War exposes the best and the worst of people; while on one side religious extremism was at its peak, on the other side Muslim civilians were putting their own lives in danger to help Hindus.
Refugees in their own country
With their world spinning out of control, Putul and her family lived out the next few days at the mercy of the few friendly neighbors they had left, eternally grateful to these friends who took an even greater risk by providing them with food and shelter. A family with vast lands and wealth, they were reduced to unimaginable penury. They slept wherever they could- on the cold floors of the houses of warm neighbors, on grassy verandahs, and muddy grounds; and devoured whatever little morsels their friends could provide.

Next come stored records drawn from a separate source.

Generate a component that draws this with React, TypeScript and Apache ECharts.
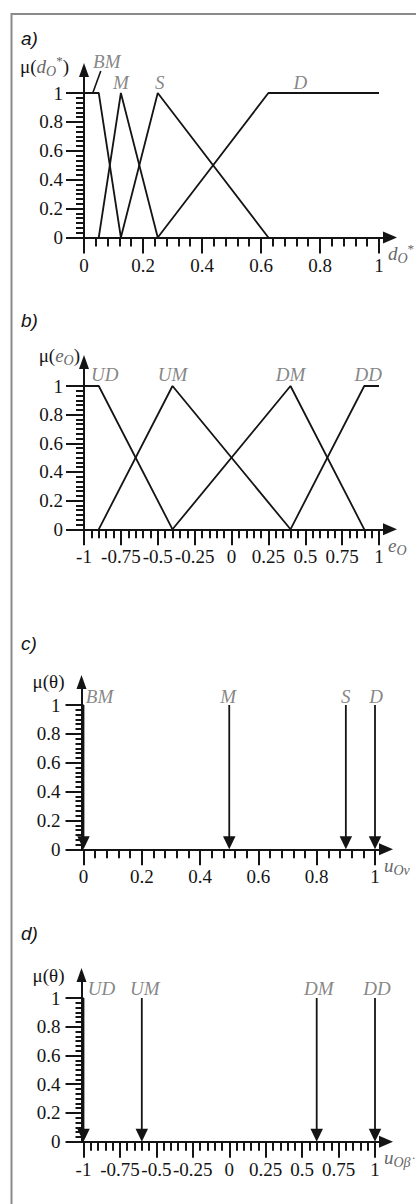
import React, { useEffect, useRef } from 'react';
import * as echarts from 'echarts';

// ---------- data ----------
// a) membership functions of d_O*
const setsA = ['BM', 'M', 'S', 'D'];
const bmA = [[0, 1], [0.05, 1], [0.125, 0]];
const mA = [[0.05, 0], [0.125, 1], [0.25, 0]];
const sA = [[0.125, 0], [0.25, 1], [0.625, 0]];
const dA = [[0.25, 0], [0.625, 1], [1, 1]];
const xTicksA = { min: 0, max: 1, step: 0.2, minor: 5 };

// b) membership functions of e_O
const setsB = ['UD', 'UM', 'DM', 'DD'];
const udB = [[-1, 1], [-0.9, 1], [-0.4, 0]];
const umB = [[-0.9, 0], [-0.4, 1], [0.4, 0]];
const dmB = [[-0.4, 0], [0.4, 1], [0.9, 0]];
const ddB = [[0.4, 0], [0.9, 1], [1, 1]];
const xTicksB = { min: -1, max: 1, step: 0.25, minor: 5 };

// c) singletons of u_Ov
const setsC = ['BM', 'M', 'S', 'D'];
const singletonsC = [0, 0.5, 0.9, 1];
const xTicksC = { min: 0, max: 1, step: 0.2, minor: 5 };

// d) singletons of u_Oβ
const setsD = ['UD', 'UM', 'DM', 'DD'];
const singletonsD = [-1, -0.6, 0.6, 1];
const xTicksD = { min: -1, max: 1, step: 0.25, minor: 5 };

const yTicks = { min: 0, max: 1, step: 0.2, minor: 6 };

// ---------- styles / layout ----------
const SERIF = 'Liberation Serif';
const SANS = 'Liberation Sans';
const INK = '#141414';
const GRAY = '#666666';

const rich: any = {
  n: { fontFamily: SERIF, fontSize: 19, color: INK },
  i: { fontFamily: SERIF, fontSize: 19, fontStyle: 'italic', color: GRAY },
  sub: { fontFamily: SERIF, fontSize: 14, fontStyle: 'italic', color: GRAY, padding: [10, 0, 0, 0] },
  sup: { fontFamily: SERIF, fontSize: 13, color: GRAY, padding: [0, 0, 11, 0] },
};

const LAYOUT = [
  { left: 84, top: 93, width: 295, height: 144.5, axisLeft: 84, arrowTop: 70, arrowEnd: 390, title: 'a)', titleY: 38.5,
    yName: '{n|μ(}{i|d}{sub|O}{sup|*}{n|)}', xName: '{i|d}{sub|O}{sup|*}', yNamePad: 15, yNameGap: 4, yLabMargin: 21,
    labelDist: 1, offsets: [[8, -21], [0, 0], [2, 0], [32, 0]] },
  { left: 84, top: 386, width: 295, height: 143.3, axisLeft: 84, arrowTop: 362, arrowEnd: 390, title: 'b)', titleY: 320.5,
    yName: '{n|μ(}{i|e}{sub|O}{n|)}', xName: '{i|e}{sub|O}', yNamePad: 4, yNameGap: 7, yLabMargin: 21,
    labelDist: 2, offsets: [[6, 0], [0, 0], [0, 0], [4, 0]] },
  { left: 83.5, top: 705, width: 291.5, height: 144.3, axisLeft: 81.5, arrowTop: 682, arrowEnd: 386, title: 'c)', titleY: 643,
    yName: '{n|μ(θ)}', xName: '{i|u}{sub|Ov}', yNamePad: 17, yNameGap: 1, yLabMargin: 23,
    labelDist: -1, offsets: [[16, 0], [-1, 0], [0, 0], [1, 0]] },
  { left: 83.5, top: 998, width: 291.5, height: 143.7, axisLeft: 81.5, arrowTop: 975, arrowEnd: 386, title: 'd)', titleY: 933.5,
    yName: '{n|μ(θ)}', xName: '{i|u}{sub|Oβ̇}', yNamePad: 17, yNameGap: 0, yLabMargin: 23,
    labelDist: 0, offsets: [[18, 0], [3, 0], [2, 0], [2, 0]] },
];

const PANELS: any[] = [
  { sets: setsA, curves: [bmA, mA, sA, dA], x: xTicksA },
  { sets: setsB, curves: [udB, umB, dmB, ddB], x: xTicksB },
  { sets: setsC, singletons: singletonsC, x: xTicksC },
  { sets: setsD, singletons: singletonsD, x: xTicksD },
];

function anchorOf(points: number[][]) {
  const ones = points.filter((p) => p[1] === 1);
  if (ones.length > 1 && ones[0][0] === points[0][0]) return ones[ones.length - 1];
  return ones[0];
}

function buildOption() {
  const grid: any[] = [];
  const xAxis: any[] = [];
  const yAxis: any[] = [];
  const series: any[] = [];
  const tickLine = { color: INK, width: 2 };

  PANELS.forEach((p, i) => {
    const L = LAYOUT[i];
    const gA = 2 * i;
    const gB = 2 * i + 1;
    const bottom = L.top + L.height;
    grid.push({ left: L.left, top: L.top, width: L.width, height: L.height });
    grid.push({ left: L.axisLeft, top: L.arrowTop, width: L.arrowEnd - L.axisLeft, height: bottom - L.arrowTop });

    xAxis.push({
      gridIndex: gA, type: 'value', min: p.x.min, max: p.x.max, interval: p.x.step,
      axisLine: { show: false, onZero: false },
      axisTick: { show: true, length: 16, lineStyle: tickLine },
      minorTick: { show: true, splitNumber: p.x.minor, length: 9, lineStyle: tickLine },
      splitLine: { show: false }, minorSplitLine: { show: false },
      axisLabel: { margin: 18, fontFamily: SERIF, fontSize: 19, color: INK },
    });
    xAxis.push({
      gridIndex: gB, type: 'value', min: 0, max: 1,
      axisLine: { show: true, onZero: false, symbol: ['none', 'triangle'], symbolSize: [12, 14], lineStyle: tickLine },
      axisTick: { show: false }, axisLabel: { show: false }, splitLine: { show: false },
      name: L.xName, nameLocation: 'end', nameGap: -2,
      nameTextStyle: { align: 'left', verticalAlign: 'top', padding: [4, 0, 0, 0], rich },
    });
    yAxis.push({
      gridIndex: gA, type: 'value', min: yTicks.min, max: yTicks.max, interval: yTicks.step,
      axisLine: { show: false, onZero: false },
      axisTick: { show: true, length: 18, lineStyle: tickLine },
      minorTick: { show: true, splitNumber: yTicks.minor, length: 8, lineStyle: tickLine },
      splitLine: { show: false }, minorSplitLine: { show: false },
      axisLabel: { margin: L.yLabMargin, fontFamily: SERIF, fontSize: 19, color: INK },
    });
    yAxis.push({
      gridIndex: gB, type: 'value', min: 0, max: 1,
      axisLine: { show: true, onZero: false, symbol: ['none', 'triangle'], symbolSize: [10, 14], lineStyle: tickLine },
      axisTick: { show: false }, axisLabel: { show: false }, splitLine: { show: false },
      name: L.yName, nameLocation: 'end', nameGap: L.yNameGap,
      nameTextStyle: { align: 'right', verticalAlign: 'middle', padding: [0, L.yNamePad, 0, 0], rich },
    });

    let anchors: number[][];
    if (p.curves) {
      p.curves.forEach((c: number[][], k: number) => {
        series.push({
          type: 'line', name: p.sets[k], xAxisIndex: gA, yAxisIndex: gA, data: c,
          showSymbol: false, symbol: 'none', clip: false, silent: true,
          lineStyle: { color: INK, width: 1.8 },
        });
      });
      anchors = p.curves.map((c: number[][]) => anchorOf(c));
    } else {
      series.push({
        type: 'custom', xAxisIndex: gA, yAxisIndex: gA, clip: false, silent: true,
        data: p.singletons.map((v: number) => [v, 1]),
        renderItem: (_params: any, api: any) => {
          const v = api.value(0);
          const top = api.coord([v, api.value(1)]);
          const bot = api.coord([v, 0]);
          const w = 12.5, h = 13;
          return {
            type: 'group',
            children: [
              { type: 'line', shape: { x1: top[0], y1: top[1], x2: bot[0], y2: bot[1] - h + 1 }, style: { stroke: INK, lineWidth: 1.8 } },
              { type: 'polygon', shape: { points: [[bot[0] - w / 2, bot[1] - h], [bot[0] + w / 2, bot[1] - h], [bot[0], bot[1]]] }, style: { fill: INK } },
            ],
          };
        },
      });
      anchors = p.singletons.map((v: number) => [v, 1]);
    }
    series.push({
      type: 'scatter', xAxisIndex: gA, yAxisIndex: gA, symbolSize: 0, clip: false, silent: true,
      data: p.sets.map((name: string, k: number) => ({ name, value: anchors[k], label: { offset: L.offsets[k] } })),
      label: {
        show: true, position: 'top', distance: L.labelDist, formatter: '{b}',
        fontFamily: SERIF, fontStyle: 'italic', fontSize: 19, color: GRAY,
      },
    });
  });

  const graphic: any[] = [
    { id: 'frame', type: 'polyline', silent: true, shape: { points: [[11.5, 1210], [11.5, 14], [420, 14]] }, style: { stroke: '#8a8a8a', lineWidth: 2, fill: null } },
    ...LAYOUT.map((L, i) => ({
      id: 'title' + i, type: 'text', x: 21, y: L.titleY, silent: true,
      style: { text: L.title, fontFamily: SANS, fontStyle: 'italic', fontSize: 19, fill: INK, verticalAlign: 'middle', align: 'left' },
    })),
  ];

  return { animation: false, backgroundColor: '#ffffff', grid, xAxis, yAxis, series, graphic };
}

export default function App() {
  const ref = useRef<HTMLDivElement>(null);
  useEffect(() => {
    const el = ref.current;
    if (!el) return;
    const chart = echarts.init(el, undefined, { renderer: 'svg' });
    chart.setOption(buildOption());
    // leader line from the BM plateau to its label (panel a)
    const a = chart.convertToPixel({ gridIndex: 0 } as any, anchorOf(bmA)) as number[];
    if (a) {
      chart.setOption({
        graphic: [
          { id: 'bmLeader', type: 'line', silent: true, shape: { x1: a[0] - 6, y1: a[1], x2: a[0] + 2, y2: a[1] - 22 }, style: { stroke: INK, lineWidth: 1.6 } },
        ],
      });
    }
    return () => chart.dispose();
  }, []);
  return <div ref={ref} style={{ position: 'absolute', left: 0, top: 0, width: 416, height: 1204, background: '#fff' }} />;
}
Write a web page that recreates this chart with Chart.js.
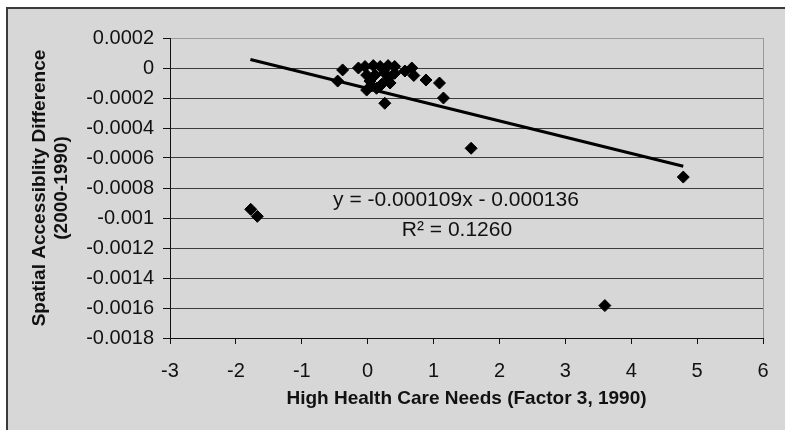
<!DOCTYPE html>
<html>
<head>
<meta charset="utf-8">
<script src="https://cdn.jsdelivr.net/npm/chart.js@4.4.1/dist/chart.umd.min.js"></script>
<style>
  html, body { margin: 0; padding: 0; background: #fff; }
  canvas { display: block; }
</style>
</head>
<body>
<canvas id="chart" width="785" height="430"></canvas>
<script>
// health care needs factor (x) vs change in spatial accessibility (y)
const needs = [
  -1.775, -1.675, -0.38, -0.455, -0.14, -0.04, 0.085, 0.19, 0.31, 0.41,
  0.41, 0.26, -0.015, 0.035, 0.11, 0.31, 0.34, 0.21, 0.06, -0.015,
  0.135, 0.26, 0.565, 0.67, 0.70, 0.885, 1.09, 1.15, 1.57, 3.60, 4.79
];
const accessDiff = [
  -0.000942, -0.000989, -0.000013, -0.000087, 0, 0.00001, 0.000016, 0.00001, 0.000016, 0.00001,
  -0.000035, -0.000035, -0.000047, -0.000087, -0.000047, -0.00007, -0.0001, -0.00011, -0.00012, -0.000147,
  -0.000135, -0.000235, -0.00002, 0, -0.00005, -0.00008, -0.0001, -0.0002, -0.000535, -0.001584, -0.000727
];
const trendX = [-1.78, 4.79];
const trendY = [0.000057, -0.000655];
const xTicks = [-3, -2, -1, 0, 1, 2, 3, 4, 5, 6];
const yTicks = [0.0002, 0, -0.0002, -0.0004, -0.0006, -0.0008, -0.001, -0.0012, -0.0014, -0.0016, -0.0018];
const equation = ['y = -0.000109x - 0.000136', 'R\u00B2 = 0.1260'];

const FONT = '"Liberation Sans", Arial, Helvetica, sans-serif';
const INK = '#111';

const frame = {
  id: 'frame',
  beforeDraw(chart) {
    const c = chart.ctx;
    c.save();
    c.fillStyle = '#fff';
    c.fillRect(0, 0, chart.width, chart.height);
    c.fillStyle = '#d7d7d7';
    c.fillRect(7, 8, chart.width - 7, chart.height - 8);
    c.strokeStyle = '#3a3a3a';
    c.lineWidth = 2;
    c.beginPath();
    c.moveTo(7, chart.height);
    c.lineTo(7, 8);
    c.lineTo(chart.width, 8);
    c.stroke();
    c.restore();
  },
  afterDraw(chart) {
    const c = chart.ctx;
    c.save();
    c.fillStyle = INK;
    c.font = '21px ' + FONT;
    c.textAlign = 'center';
    c.textBaseline = 'middle';
    c.fillText(equation[0], 456, 200);
    c.fillText(equation[1], 457, 230);
    c.restore();
  }
};

new Chart(document.getElementById('chart'), {
  type: 'scatter',
  data: {
    datasets: [
      {
        type: 'line',
        data: trendX.map((x, i) => ({x, y: trendY[i]})),
        borderColor: '#000',
        borderWidth: 3,
        pointRadius: 0,
        fill: false
      },
      {
        data: needs.map((x, i) => ({x, y: accessDiff[i]})),
        pointStyle: 'rectRot',
        pointRadius: 6,
        backgroundColor: '#000',
        borderColor: '#000',
        borderWidth: 1
      }
    ]
  },
  options: {
    responsive: false,
    animation: false,
    devicePixelRatio: 1,
    layout: { padding: { top: 38, right: 22, left: 0, bottom: 0 } },
    plugins: { legend: { display: false }, tooltip: { enabled: false } },
    scales: {
      x: {
        type: 'linear',
        min: -3,
        max: 6,
        afterBuildTicks(scale) { scale.ticks = xTicks.map(v => ({value: v})); },
        afterFit(scale) { scale.height = 92; },
        grid: {
          drawOnChartArea: true,
          color: ctx => ctx.index === xTicks.length - 1 ? '#9a9a9a' : 'rgba(0,0,0,0)',
          tickColor: INK,
          tickLength: 6
        },
        border: { color: INK, width: 1 },
        ticks: { color: INK, font: { family: FONT, size: 20 }, padding: 15, maxRotation: 0 },
        title: {
          display: true,
          text: 'High Health Care Needs (Factor 3, 1990)',
          color: INK,
          font: { family: FONT, size: 19, weight: 'bold' },
          padding: { top: 0, bottom: 20 }
        }
      },
      y: {
        type: 'linear',
        min: -0.0018,
        max: 0.0002,
        afterBuildTicks(scale) { scale.ticks = yTicks.map(v => ({value: v})); },
        afterFit(scale) { scale.width = 170; },
        grid: {
          color: ctx => ctx.tick && ctx.tick.value === 0.0002 ? '#9a9a9a' : '#3c3c3c',
          tickColor: INK,
          tickLength: 7
        },
        border: { color: INK, width: 1 },
        ticks: {
          color: INK,
          font: { family: FONT, size: 20 },
          padding: 9,
          callback: v => String(Number(v.toFixed(4)))
        },
        title: {
          display: true,
          text: ['Spatial Accessiblity Difference', '(2000-1990)'],
          color: INK,
          font: { family: FONT, size: 19, weight: 'bold', lineHeight: '22px' },
          padding: { top: 29, bottom: 0 }
        }
      }
    }
  },
  plugins: [frame]
});
</script>
</body>
</html>
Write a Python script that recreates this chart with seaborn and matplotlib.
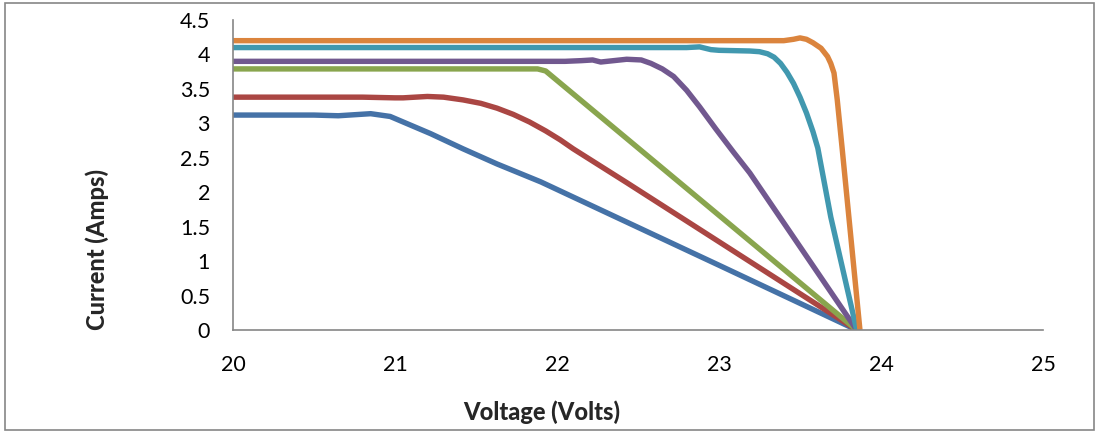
import matplotlib
import pandas as pd
import seaborn as sns

matplotlib.use("Agg")
import matplotlib.pyplot as plt
from matplotlib.patches import Rectangle

sns.set_theme(style="white")
plt.rcParams["font.family"] = ["Lato", "DejaVu Sans"]

# I-V curves (voltage in volts, current in amps)
blue_v = [20.0, 20.5, 20.65, 20.85, 20.97, 21.09, 21.22, 21.42, 21.63, 21.90, 23.0, 23.85]
blue_i = [3.12, 3.12, 3.11, 3.14, 3.10, 2.98, 2.85, 2.63, 2.41, 2.15, 0.94, 0.0]

red_v = [20.0, 20.8, 21.0, 21.05, 21.2, 21.3, 21.42, 21.53, 21.63, 21.73, 21.83, 21.93, 22.02, 22.10, 22.43, 23.85]
red_i = [3.38, 3.38, 3.37, 3.37, 3.39, 3.38, 3.34, 3.29, 3.22, 3.13, 3.02, 2.89, 2.76, 2.63, 2.14, 0.0]

green_v = [20.0, 21.85, 21.88, 21.93, 23.85]
green_i = [3.79, 3.79, 3.79, 3.76, 0.0]

purple_v = [20.0, 22.05, 22.15, 22.22, 22.27, 22.43, 22.52, 22.58, 22.65, 22.72, 22.80, 22.88, 22.98, 23.09, 23.19, 23.85]
purple_i = [3.90, 3.90, 3.91, 3.92, 3.89, 3.93, 3.92, 3.87, 3.79, 3.68, 3.48, 3.24, 2.92, 2.58, 2.28, 0.0]

teal_v = [20.0, 22.8, 22.88, 22.95, 23.0, 23.19, 23.25, 23.30, 23.34, 23.38, 23.42, 23.46, 23.50, 23.54, 23.58, 23.61, 23.69, 23.85]
teal_i = [4.10, 4.10, 4.11, 4.07, 4.06, 4.05, 4.04, 4.01, 3.96, 3.87, 3.74, 3.58, 3.38, 3.15, 2.88, 2.64, 1.64, 0.0]

orange_v = [20.0, 23.40, 23.46, 23.50, 23.54, 23.58, 23.63, 23.67, 23.69, 23.71, 23.73, 23.76, 23.87]
orange_i = [4.20, 4.20, 4.22, 4.24, 4.22, 4.17, 4.09, 3.97, 3.87, 3.73, 3.34, 2.64, 0.0]

series = {
    "S1": (blue_v, blue_i),
    "S2": (red_v, red_i),
    "S3": (green_v, green_i),
    "S4": (purple_v, purple_i),
    "S5": (teal_v, teal_i),
    "S6": (orange_v, orange_i),
}
colors = ["#4572a7", "#aa4643", "#89a54e", "#71588f", "#4198af", "#db843d"]

frames = [pd.DataFrame({"voltage": v, "current": i, "series": name})
          for name, (v, i) in series.items()]
df = pd.concat(frames, ignore_index=True)

fig = plt.figure(figsize=(10.97, 4.32), dpi=100)
ax = fig.add_axes([233 / 1097, 102 / 432, 810 / 1097, 310 / 432])

sns.lineplot(data=df, x="voltage", y="current", hue="series", palette=colors,
             estimator=None, sort=False, linewidth=3.9, legend=False, ax=ax)
for line in ax.get_lines():
    line.set_solid_joinstyle("round")
    line.set_solid_capstyle("butt")

ax.set_xlim(20, 25)
ax.set_ylim(0, 4.5)
ax.set_xticks([20, 21, 22, 23, 24, 25])
ax.set_xticklabels(["20", "21", "22", "23", "24", "25"])
ax.set_yticks([0, 0.5, 1, 1.5, 2, 2.5, 3, 3.5, 4, 4.5])
ax.set_yticklabels(["0", "0.5", "1", "1.5", "2", "2.5", "3", "3.5", "4", "4.5"])
ax.set_xlabel("")
ax.set_ylabel("")

for side in ["top", "right"]:
    ax.spines[side].set_visible(False)
for side in ["left", "bottom"]:
    ax.spines[side].set_color("#868686")
    ax.spines[side].set_linewidth(1.2)
ax.tick_params(axis="both", which="both", direction="out", colors="#868686",
               labelcolor="black", labelsize=15.5, width=1.2)
ax.tick_params(axis="x", length=5, pad=13)
ax.tick_params(axis="y", length=4.5, pad=12)
ax.grid(False)

fig.text(542 / 1097, 1 - 412 / 432, "Voltage (Volts)", fontsize=17,
         fontweight="black", ha="center", va="center")
fig.text(97 / 1097, 1 - 250 / 432, "Current (Amps)", fontsize=17,
         fontweight="black", ha="center", va="center", rotation=90)

fig.patches.append(Rectangle((5 / 1097, 2 / 432), 1089 / 1097, 427 / 432,
                             transform=fig.transFigure, fill=False,
                             edgecolor="#868686", linewidth=1.2))

fig.savefig("out.png", dpi=100)
plt.close(fig)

With each passing day they felt more and more disconnected from their own village, and Putul increasingly started realizing that their only chance at escaping death was to convert to Islam.
The local Pakistani forces were aware of the family’s arrival in the village. Putul, then in her teenage years, had already received an offer to marry one of the top local officers of the local Pakistani forces. Of course, there was a catch. A Muslim man can marry a woman of any faith as long as the woman has converted to Islam prior to the ceremony. The family was well known in the village and if Putul married the officer, it would send out a strong message of obedience to the people.
Putul considered the offer. It would save her life, but who knew what kind of man he was? Would he let her see her family? Probably not, unless they also converted. Besides, her education had hit a standstill due to the past few turbulent months, and there would be no chance of her finishing her education if she married him. Fortunately for Putul, dada made the decision for her. He decided to go against the odds and trek to India.